> [Figure scripts]:
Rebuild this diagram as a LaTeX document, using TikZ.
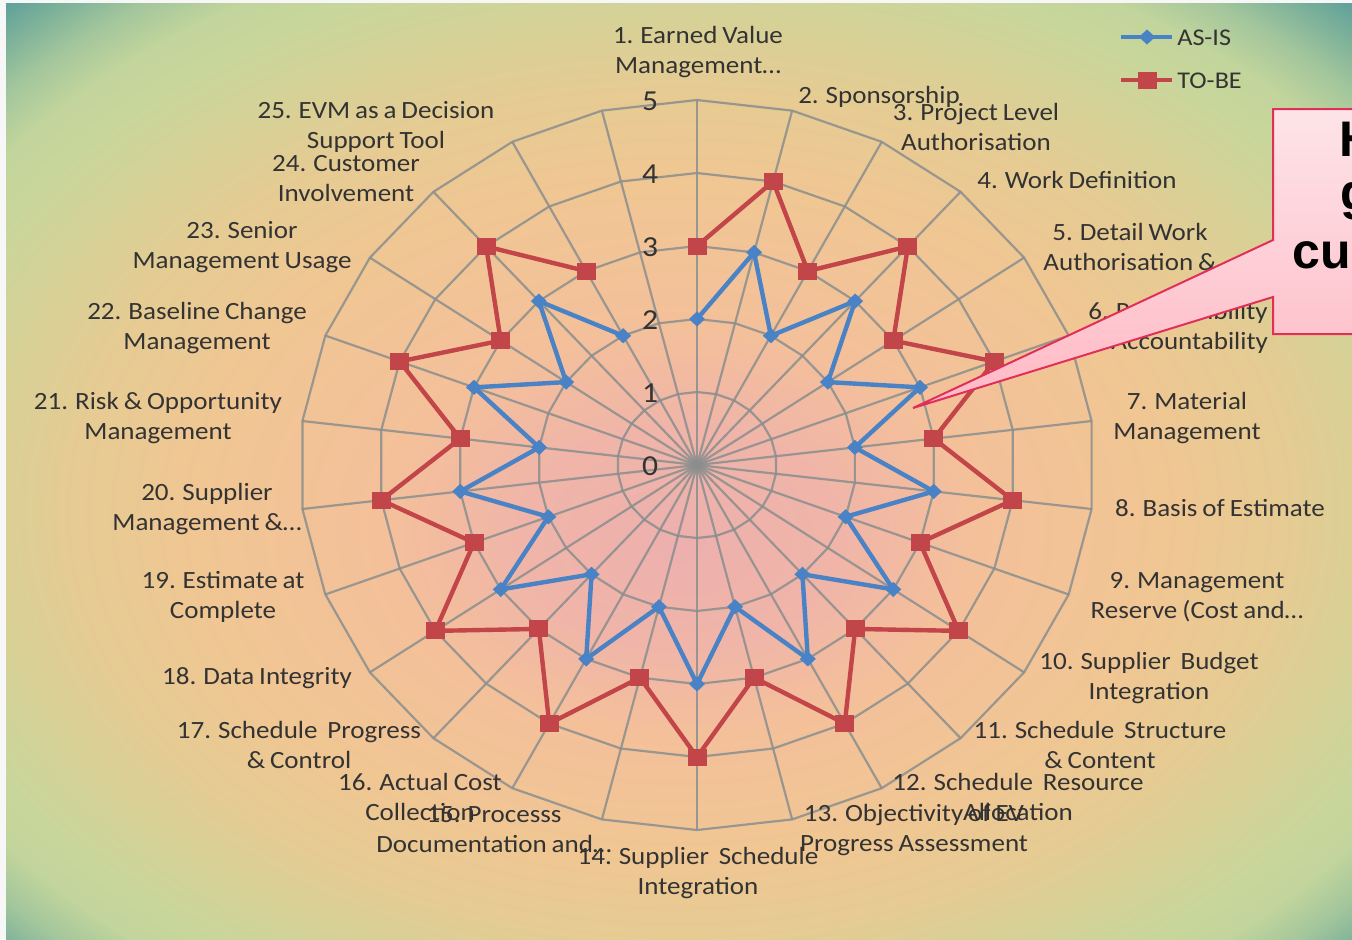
\documentclass[tikz,border=0pt]{standalone}
\usepackage{fontspec}
\setmainfont{Carlito}[FakeStretch=1.09, WordSpace=0.8]
\newfontfamily\calloutfont{Liberation Sans}
\usetikzlibrary{calc}

% background colours, from the pink centre out to the teal corners
\definecolor{bgA}{HTML}{EDB0AE}
\definecolor{bgB}{HTML}{F0B5A8}
\definecolor{bgC}{HTML}{F4C09A}
\definecolor{bgD}{HTML}{F0C693}
\definecolor{bgE}{HTML}{E6CB93}
\definecolor{bgF}{HTML}{D9D096}
\definecolor{bgG}{HTML}{C9D69B}
\definecolor{bgH}{HTML}{C2D59C}
\definecolor{bgI}{HTML}{A3C69C}
\definecolor{bgJ}{HTML}{82B49A}
\definecolor{bgK}{HTML}{62A29A}
\definecolor{bgL}{HTML}{5A9E98}
\pgfdeclareradialshading{chartbg}{\pgfpoint{0bp}{-4bp}}{%
  color(0bp)=(bgA); color(6bp)=(bgB); color(11bp)=(bgC); color(18bp)=(bgD);
  color(22.5bp)=(bgE); color(25.5bp)=(bgF); color(29bp)=(bgG); color(31bp)=(bgH);
  color(33bp)=(bgI); color(34.5bp)=(bgJ); color(36bp)=(bgK); color(50bp)=(bgL)}

\definecolor{asis}{HTML}{4A82C6}
\definecolor{tobe}{HTML}{C2454A}
\definecolor{gridgray}{HTML}{8A8E8E}
\definecolor{labelgray}{HTML}{333333}
\definecolor{calloutedge}{HTML}{E0305A}
\definecolor{callouttop}{HTML}{FDE4E8}
\definecolor{calloutbot}{HTML}{FFB9C4}

\tikzset{
  gridline/.style={draw=gridgray, line width=1.1pt, draw opacity=0.85},
  asisline/.style={draw=asis, line width=2.2pt, line join=round},
  tobeline/.style={draw=tobe, line width=2.2pt, line join=round},
  catlabel/.style={text=labelgray, font=\fontsize{12.4}{15}\selectfont, align=center, inner sep=0pt},
  ticklabel/.style={text=labelgray, font=\fontsize{14.5}{16}\selectfont, inner sep=0pt},
  legendtext/.style={text=labelgray, font=\fontsize{12}{14}\selectfont, anchor=west, inner sep=0pt},
  callouttext/.style={font=\calloutfont\bfseries\fontsize{25}{28}\selectfont, anchor=base west, inner sep=0pt, text=black},
}

\begin{document}
\begin{tikzpicture}[x=0.5pt,y=-0.5pt]
\useasboundingbox (0,0) rectangle (1352,939);
\clip (0,0) rectangle (1352,939);

% page and gradient backdrop
\fill[white!94!gray] (0,0) rectangle (1352,939);
\shade[shading=chartbg] (6,3) rectangle (1352,939);

% radar grid: 26 spokes, rings 1..5
\begin{scope}[shift={(697,465)}, x=39.75pt, y=36.5pt]
  \coordinate (O) at (0,0);
  \foreach \j in {0,...,25} \coordinate (s\j) at ({90-\j*360/26}:5);
  \foreach \j in {0,...,25} \draw[gridline] (O) -- (s\j);
  \foreach \k in {1,...,5}
    \draw[gridline] (90:\k) \foreach \j in {1,...,25}{ -- ({90-\j*360/26}:\k) } -- cycle;
  \foreach \j in {0,...,24} {
    \coordinate (b\j) at ({90-\j*360/26}:{2+mod(\j,2)});
    \coordinate (r\j) at ({90-\j*360/26}:{3+mod(\j,2)});
  }
\end{scope}

% AS-IS series
\draw[asisline] (b0) \foreach \j in {1,...,24}{ -- (b\j) };
\foreach \j in {0,...,24}
  \fill[asis] ([yshift=3.8pt]b\j) -- ([xshift=4pt]b\j) -- ([yshift=-3.8pt]b\j) -- ([xshift=-4pt]b\j) -- cycle;

% TO-BE series
\draw[tobeline] (r0) \foreach \j in {1,...,24}{ -- (r\j) };
\foreach \j in {0,...,24}
  \fill[tobe] ([xshift=-4.75pt,yshift=-4.25pt]r\j) rectangle ([xshift=4.75pt,yshift=4.25pt]r\j);

% scale values
\foreach \k in {0,...,5} \node[ticklabel] (t\k) at (650,{466-73*\k}) {\k};

% category labels
\node[catlabel] (c1)  at (698,52)   {1. Earned Value\\Management…};
\node[catlabel] (c2)  at (879,97)   {2. Sponsorship};
\node[catlabel] (c3)  at (976,127)  {3. Project Level\\Authorisation};
\node[catlabel] (c4)  at (1077,180) {4. Work Definition};
\node[catlabel] (c5)  at (1130,247) {5. Detail Work\\Authorisation \&};
\node[catlabel] (c6)  at (1178,328) {6. Responsibility\\\& Accountability};
\node[catlabel] (c7)  at (1187,418) {7. Material\\Management};
\node[catlabel] (c8)  at (1220,508) {8. Basis of Estimate};
\node[catlabel] (c9)  at (1197,597) {9. Management\\Reserve (Cost and…};
\node[catlabel] (c10) at (1149,678) {10. Supplier~ Budget\\Integration};
\node[catlabel] (c11) at (1100,745) {11. Schedule~ Structure\\\& Content};
\node[catlabel] (c12) at (1018,797) {12. Schedule~ Resource\\Allocation};
\node[catlabel] (c13) at (914,830)  {13. Objectivity of EV\\Progress Assessment};
\node[catlabel] (c14) at (698,873)  {14. Supplier~ Schedule\\Integration};
\node[catlabel] (c15) at (494,830)  {15. Processs\\Documentation and…};
\node[catlabel] (c16) at (420,797)  {16. Actual Cost\\Collection};
\node[catlabel] (c17) at (299,745)  {17. Schedule~ Progress\\\& Control};
\node[catlabel] (c18) at (257,678)  {18. Data Integrity};
\node[catlabel] (c19) at (223,597)  {19. Estimate at\\Complete};
\node[catlabel] (c20) at (207,509)  {20. Supplier\\Management \&…};
\node[catlabel] (c21) at (158,418)  {21. Risk \& Opportunity\\Management};
\node[catlabel] (c22) at (197,328)  {22. Baseline Change\\Management};
\node[catlabel] (c23) at (242,247)  {23. Senior\\Management Usage};
\node[catlabel] (c24) at (346,179)  {24. Customer\\Involvement};
\node[catlabel] (c25) at (376,127)  {25. EVM as a Decision\\Support Tool};

% legend
\coordinate (la) at (1121,37);
\coordinate (lb) at (1172,37);
\coordinate (lm) at (1147,37);
\draw[asisline, line width=1.7pt] (la) -- (lb);
\fill[asis] ([yshift=3.8pt]lm) -- ([xshift=4pt]lm) -- ([yshift=-3.8pt]lm) -- ([xshift=-4pt]lm) -- cycle;
\node[legendtext] (lasis) at (1177,38) {AS-IS};
\coordinate (lc) at (1121,80);
\coordinate (ld) at (1172,80);
\coordinate (ln) at (1147,80);
\draw[tobeline, line width=1.7pt] (lc) -- (ld);
\fill[tobe] ([xshift=-4.75pt,yshift=-4.25pt]ln) rectangle ([xshift=4.75pt,yshift=4.25pt]ln);
\node[legendtext] (ltobe) at (1177,81) {TO-BE};

% callout
\shadedraw[top color=callouttop, bottom color=calloutbot, draw=calloutedge, line width=1pt, line join=miter]
  (1273,109) -- (1390,109) -- (1390,334) -- (1273,334) -- (1273,297) -- (913,408) -- (1273,240) -- cycle;
\node[callouttext] (cH)  at (1339,156) {H};
\node[callouttext] (cg)  at (1340,209) {g};
\node[callouttext] (ccu) at (1292,268) {cu};
\end{tikzpicture}
\end{document}
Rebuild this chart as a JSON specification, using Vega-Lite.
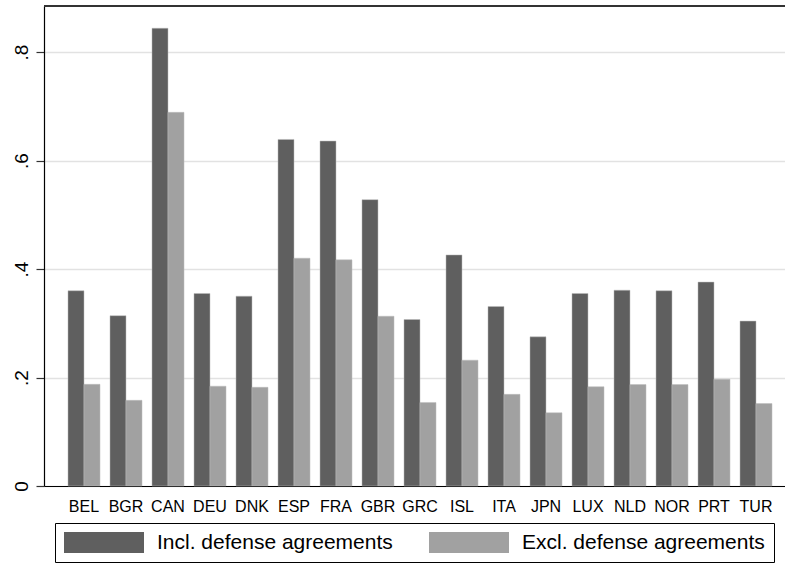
{
  "$schema": "https://vega.github.io/schema/vega-lite/v6.json",
  "autosize": {"type": "none"},
  "padding": {"left": 44, "top": 6, "right": 0, "bottom": 77},
  "width": 741,
  "height": 480,
  "background": "white",
  "config": {
    "font": "Liberation Sans",
    "view": {"stroke": null},
    "axis": {"labelFont": "Liberation Sans", "labelColor": "black"},
    "legend": {"labelFont": "Liberation Sans"}
  },
  "layer": [
    {
      "data": {"values": [
        {"country": "BEL", "series": "Incl. defense agreements", "value": 0.360},
        {"country": "BEL", "series": "Excl. defense agreements", "value": 0.1875},
        {"country": "BGR", "series": "Incl. defense agreements", "value": 0.314},
        {"country": "BGR", "series": "Excl. defense agreements", "value": 0.158},
        {"country": "CAN", "series": "Incl. defense agreements", "value": 0.844},
        {"country": "CAN", "series": "Excl. defense agreements", "value": 0.689},
        {"country": "DEU", "series": "Incl. defense agreements", "value": 0.355},
        {"country": "DEU", "series": "Excl. defense agreements", "value": 0.184},
        {"country": "DNK", "series": "Incl. defense agreements", "value": 0.350},
        {"country": "DNK", "series": "Excl. defense agreements", "value": 0.182},
        {"country": "ESP", "series": "Incl. defense agreements", "value": 0.639},
        {"country": "ESP", "series": "Excl. defense agreements", "value": 0.420},
        {"country": "FRA", "series": "Incl. defense agreements", "value": 0.636},
        {"country": "FRA", "series": "Excl. defense agreements", "value": 0.417},
        {"country": "GBR", "series": "Incl. defense agreements", "value": 0.528},
        {"country": "GBR", "series": "Excl. defense agreements", "value": 0.313},
        {"country": "GRC", "series": "Incl. defense agreements", "value": 0.307},
        {"country": "GRC", "series": "Excl. defense agreements", "value": 0.154},
        {"country": "ISL", "series": "Incl. defense agreements", "value": 0.426},
        {"country": "ISL", "series": "Excl. defense agreements", "value": 0.232},
        {"country": "ITA", "series": "Incl. defense agreements", "value": 0.331},
        {"country": "ITA", "series": "Excl. defense agreements", "value": 0.169},
        {"country": "JPN", "series": "Incl. defense agreements", "value": 0.275},
        {"country": "JPN", "series": "Excl. defense agreements", "value": 0.135},
        {"country": "LUX", "series": "Incl. defense agreements", "value": 0.355},
        {"country": "LUX", "series": "Excl. defense agreements", "value": 0.183},
        {"country": "NLD", "series": "Incl. defense agreements", "value": 0.361},
        {"country": "NLD", "series": "Excl. defense agreements", "value": 0.187},
        {"country": "NOR", "series": "Incl. defense agreements", "value": 0.360},
        {"country": "NOR", "series": "Excl. defense agreements", "value": 0.187},
        {"country": "PRT", "series": "Incl. defense agreements", "value": 0.376},
        {"country": "PRT", "series": "Excl. defense agreements", "value": 0.197},
        {"country": "TUR", "series": "Incl. defense agreements", "value": 0.304},
        {"country": "TUR", "series": "Excl. defense agreements", "value": 0.152}
      ]},
      "mark": {"type": "bar", "stroke": "#bdbdbd", "strokeWidth": 0.5},
      "encoding": {
        "x": {
          "field": "country", "type": "nominal", "sort": null,
          "scale": {"paddingInner": 0.2381, "paddingOuter": 0.4405, "align": 0.6486},
          "axis": {
            "title": null, "ticks": false, "labelAngle": 0, "labelFontSize": 16,
            "labelPadding": 12, "domainColor": "black", "domainWidth": 1.2
          }
        },
        "xOffset": {
          "field": "series", "type": "nominal",
          "sort": ["Incl. defense agreements", "Excl. defense agreements"],
          "scale": {"paddingInner": 0, "paddingOuter": 0}
        },
        "y": {
          "field": "value", "type": "quantitative",
          "scale": {"domain": [0, 0.885], "nice": false, "zero": true},
          "axis": {
            "title": null, "values": [0, 0.2, 0.4, 0.6, 0.8],
            "labelExpr": "datum.value == 0 ? '0' : slice(format(datum.value, '.1f'), 1)",
            "labelAngle": 270, "labelFontSize": 19, "labelPadding": 5,
            "tickSize": 8, "tickColor": "#333", "tickWidth": 1.2,
            "domainColor": "black", "domainWidth": 1.2,
            "grid": true, "gridColor": "#e2e2e2", "gridWidth": 1.5
          }
        },
        "color": {
          "field": "series", "type": "nominal",
          "sort": ["Incl. defense agreements", "Excl. defense agreements"],
          "scale": {"range": ["#5f5f5f", "#a1a1a1"]},
          "legend": {
            "title": null, "orient": "none", "legendX": 11, "legendY": 517,
            "direction": "horizontal", "columns": 2,
            "symbolType": "M-1,-1H6.619V1H-1Z", "symbolSize": 441,
            "symbolStrokeWidth": 0, "labelFontSize": 21, "labelColor": "black",
            "labelOffset": 72, "columnPadding": 36, "padding": 9,
            "strokeColor": "black", "labelLimit": 400
          }
        }
      }
    },
    {
      "data": {"values": [{"edge": "top"}]},
      "mark": {"type": "rule", "color": "#333", "strokeWidth": 2},
      "encoding": {"y": {"datum": 0.885}}
    }
  ]
}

> [Given task]:
Pick out and copy every line that contains the word "Rebuild".

> [Solution to the problem]:
Rebuild this diagram as a LaTeX document, using TikZ.
Rebuild this chart as a JSON specification, using Vega-Lite.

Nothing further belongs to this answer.